Sur l'écartèlement de la Russie entre Asie et Occident, c'était le pari d'Emmanuel Macron dans son discours aux ambassadeurs de 2019 dans lequel il disait que la Russie ne veut pas être le partenaire minoritaire de la Chine et donc, en substance, c'était un encouragement à un rapprochement avec l'Europe. Mais je pense que cela ne suffit plus, la Russie n'est plus attentive à ce type d'arguments, dépassés par les évolutions internationales. D'une part elle est déjà allée trop loin dans son partenariat avec la Chine, qui repose sur d'autres intérêts que la seule confrontation avec les États-Unis.

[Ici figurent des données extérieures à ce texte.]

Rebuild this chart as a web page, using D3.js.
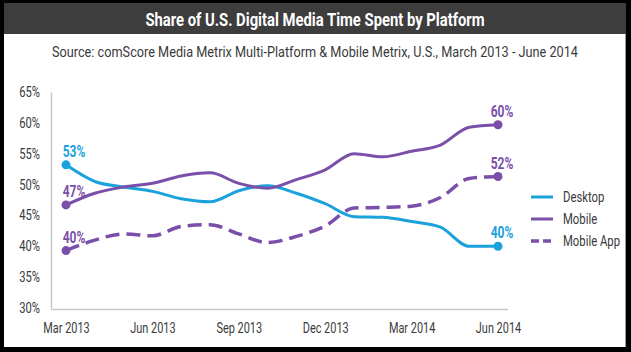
<!DOCTYPE html>
<html>
<head>
<meta charset="utf-8">
<script src="https://cdn.jsdelivr.net/npm/d3@7"></script>
<style>
  html, body { margin: 0; padding: 0; background: #000; }
  text { font-family: Roboto, "Liberation Sans", sans-serif; }
</style>
</head>
<body>
<div id="chart"></div>
<script>
// months Mar 2013 .. Jun 2014
const months = ["2013-03","2013-04","2013-05","2013-06","2013-07","2013-08","2013-09","2013-10",
                "2013-11","2013-12","2014-01","2014-02","2014-03","2014-04","2014-05","2014-06"];
const xTicks = ["2013-03","2013-06","2013-09","2013-12","2014-03","2014-06"];
const xTickLabels = ["Mar 2013","Jun 2013","Sep 2013","Dec 2013","Mar 2014","Jun 2014"];
const yTicks = [30, 35, 40, 45, 50, 55, 60, 65];

const desktop   = [53.2, 50.5, 49.6, 48.9, 47.7, 47.2, 49.0, 49.8, 48.6, 46.9, 44.8, 44.7, 44.0, 43.1, 40.0, 40.0];
const mobile    = [46.7, 48.6, 49.6, 50.2, 51.4, 51.9, 50.2, 49.4, 50.8, 52.4, 55.0, 54.5, 55.4, 56.4, 59.3, 59.7];
const mobileApp = [39.3, 41.0, 42.0, 41.7, 43.2, 43.5, 42.0, 40.6, 41.6, 43.3, 46.2, 46.3, 46.5, 47.9, 51.0, 51.3];

const seriesNames = ["Desktop", "Mobile", "Mobile App"];
const startLabels = ["53%", "47%", "40%"];
const endLabels   = ["40%", "60%", "52%"];

const title = "Share of U.S. Digital Media Time Spent by Platform";
const subtitle = "Source: comScore Media Metrix Multi-Platform & Mobile Metrix, U.S., March 2013 - June 2014";

const W = 631, H = 352;
const blue = "#1ba1db", purple = "#7a4fa9", ink = "#3a3a3a";

const svg = d3.select("#chart").append("svg")
    .attr("width", W).attr("height", H);

// frame
svg.append("rect").attr("width", W).attr("height", H).attr("fill", "#000");
svg.append("rect").attr("x", 4).attr("y", 3).attr("width", 622).attr("height", 31).attr("fill", "#3d3d3d");
svg.append("rect").attr("x", 4).attr("y", 34).attr("width", 622).attr("height", 313).attr("fill", "#fff");
svg.append("line").attr("x1", 625.5).attr("x2", 625.5).attr("y1", 34).attr("y2", 347)
    .attr("stroke", "#999").attr("stroke-width", 1);

// squeeze text horizontally (no condensed face installed): scale x around the anchor point
function condense(sel, f) {
    sel.each(function () {
        const t = d3.select(this);
        const ax = +t.attr("x") || 0;
        t.attr("transform", `translate(${ax},0) scale(${f},1) translate(${-ax},0)`);
    });
}

svg.append("text").attr("x", 315).attr("y", 26).attr("text-anchor", "middle")
    .attr("fill", "#fff").attr("font-size", 19).attr("font-weight", "bold")
    .text(title).call(condense, 0.78);

svg.append("text").attr("x", 315).attr("y", 57).attr("text-anchor", "middle")
    .attr("fill", ink).attr("font-size", 15.5)
    .text(subtitle).call(condense, 0.82);

// scales
const x = d3.scalePoint().domain(months).range([66, 498]);
const y = d3.scaleLinear().domain([30, 65]).range([308, 92]);

// y axis
const yAxis = svg.append("g").attr("transform", "translate(51,0)")
    .call(d3.axisLeft(y).tickValues(yTicks).tickSize(0).tickPadding(11).tickFormat(d => d + "%"));
yAxis.select(".domain").attr("stroke", "#c8c8c8").attr("stroke-width", 1.5);
yAxis.selectAll("text").attr("font-size", 14).attr("fill", ink).attr("font-family", "Roboto").call(condense, 0.8);

// x axis
svg.append("line").attr("x1", 51).attr("x2", 508).attr("y1", 309.5).attr("y2", 309.5)
    .attr("stroke", "#c8c8c8").attr("stroke-width", 1.5);
const xAxis = svg.append("g").attr("transform", "translate(0,308)")
    .call(d3.axisBottom(x).tickValues(xTicks).tickSize(0).tickPadding(15)
        .tickFormat((d, i) => xTickLabels[i]));
xAxis.select(".domain").remove();
xAxis.selectAll("text").attr("font-size", 14).attr("fill", ink).attr("font-family", "Roboto").call(condense, 0.78);

// lines
const series = [
    { name: seriesNames[0], values: desktop,   color: blue,   dash: null,   width: 3 },
    { name: seriesNames[1], values: mobile,    color: purple, dash: null,   width: 3 },
    { name: seriesNames[2], values: mobileApp, color: purple, dash: "14,7", width: 3.5 }
];

const line = d3.line()
    .x((d, i) => x(months[i]))
    .y(d => y(d))
    .curve(d3.curveMonotoneX);

series.forEach((s, k) => {
    svg.append("path").datum(s.values)
        .attr("d", line)
        .attr("fill", "none")
        .attr("stroke", s.color)
        .attr("stroke-width", s.width)
        .attr("stroke-linejoin", "round")
        .attr("stroke-dasharray", s.dash);

    const first = s.values[0], last = s.values[s.values.length - 1];
    svg.append("circle").attr("cx", x(months[0])).attr("cy", y(first)).attr("r", 4.5).attr("fill", s.color);
    svg.append("circle").attr("cx", x(months[months.length - 1])).attr("cy", y(last)).attr("r", 4.5).attr("fill", s.color);

    svg.append("text").attr("x", x(months[0]) + 8).attr("y", y(first) - 8)
        .attr("text-anchor", "middle").attr("fill", s.color)
        .attr("font-size", 16).attr("font-weight", "bold")
        .text(startLabels[k]).call(condense, 0.75);
    svg.append("text").attr("x", x(months[months.length - 1]) + 4).attr("y", y(last) - 8)
        .attr("text-anchor", "middle").attr("fill", s.color)
        .attr("font-size", 16).attr("font-weight", "bold")
        .text(endLabels[k]).call(condense, 0.75);
});

// legend
const legend = svg.append("g").attr("transform", "translate(531,197)");
series.forEach((s, k) => {
    const g = legend.append("g").attr("transform", "translate(0," + (k * 22) + ")");
    g.append("line").attr("x1", 0).attr("x2", 22).attr("y1", 0).attr("y2", 0)
        .attr("stroke", s.color).attr("stroke-width", s.width)
        .attr("stroke-dasharray", s.dash ? "8,4" : null);
    g.append("text").attr("x", 32).attr("y", 5).attr("fill", ink)
        .attr("font-size", 14.5).text(s.name).call(condense, 0.78);
});
</script>
</body>
</html>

D'autre part il y a une déception très forte de la Russie vis-à-vis de l'Europe, que Moscou ne cesse de décrire comme la vassale des États-Unis. En outre, objectivement, la dynamique économique est du côté de l'Asie Pacifique.
Depuis le milieu des années 1990, la Russie et la Chine ont entamé des relations de bon voisinage. À cette époque, chacun avait des enjeux de développement interne et des priorités stratégiques qui faisaient qu'elles ne voulaient pas disperser leurs ressources sur un risque de confrontation entre elles. Aujourd'hui, des éléments de rivalité existent mais les deux pays ont beaucoup travaillé ensemble à la stabilité de l'Asie centrale et pour l'instant continuent de le faire. Ce fut l'un des facteurs de la création de l'Organisation de Coopération de Shanghai. Au fur et à mesure que la Russie a été soumise à des sanctions, elle a renforcé son partenariat économique avec la Chine.
Les Russes perçoivent le risque mentionné par Emmanuel Macron d'être un partenaire minoritaire de la Chine. Cette relation de plus en plus étroite avec la Chine est d'ailleurs un problème pour la Russie dans son effort d'insertion en Asie. Depuis son intervention en Syrie, elle s'y est de nouveau crédibilisée en tant que puissance militaire et diplomatique. Certains pays observent, pour voir si la Russie peut potentiellement jouer un rôle de puissance d'équilibre dans la zone. Mais en même temps, certains s'interrogent sur l'étroitesse de ses liens avec la Chine notamment sur les plans technologique, militaire et diplomatique. Dans quelle mesure, dans ces conditions, la Russie peut-elle avoir une politique asiatique qui ne soit pas dictée par les intérêts de la Chine ? Peut-elle, dans cette configuration, véritablement tenir ce rôle de puissance d'équilibre ?
Les Russes ont immédiatement indiqué qu'ils considéraient que la présence avancée renforcée à l'est était contraire à l'Acte Fondateur. Dès sa signature, ils avaient demandé à ce que soit définie la notion de « groupe de forces substantielles ». Selon moi, le dispositif (quatre bataillons multinationaux avec des dispositifs permettant un renforcement rapide en cas de menace imminente) constitue une présence équilibrée pour répondre à la nouvelle donne issue de l'annexion de la Crimée. Mais la Russie n'ayant jamais obtenu une définition de « groupe de forces substantielles », elle considère que la présence avancée renforcée est contraire à l'Acte Fondateur. Ce sont des éléments qui figurent en arrière-plan dans la discussion que la Russie impose actuellement avec son projet de traité, qui n'est dans sa substance pas si différent du projet de traité de 2008 proposé après la guerre en Géorgie. La Russie avait en effet déjà proposé un document définissant une autre architecture de sécurité européenne dont les conditions étaient difficilement acceptables pour l'OTAN.
Les Européens sont très divisés sur l'Europe de la défense. La situation actuelle renforcera-t-elle l'aspiration à une défense européenne, ou apportera-t-elle au contraire des arguments à ceux qui sont convaincus que la sécurité passe principalement par les États-Unis et par l'OTAN ? Je crains que la pression russe ne s'exerce dans un sens peu favorable à l'Europe de la défense.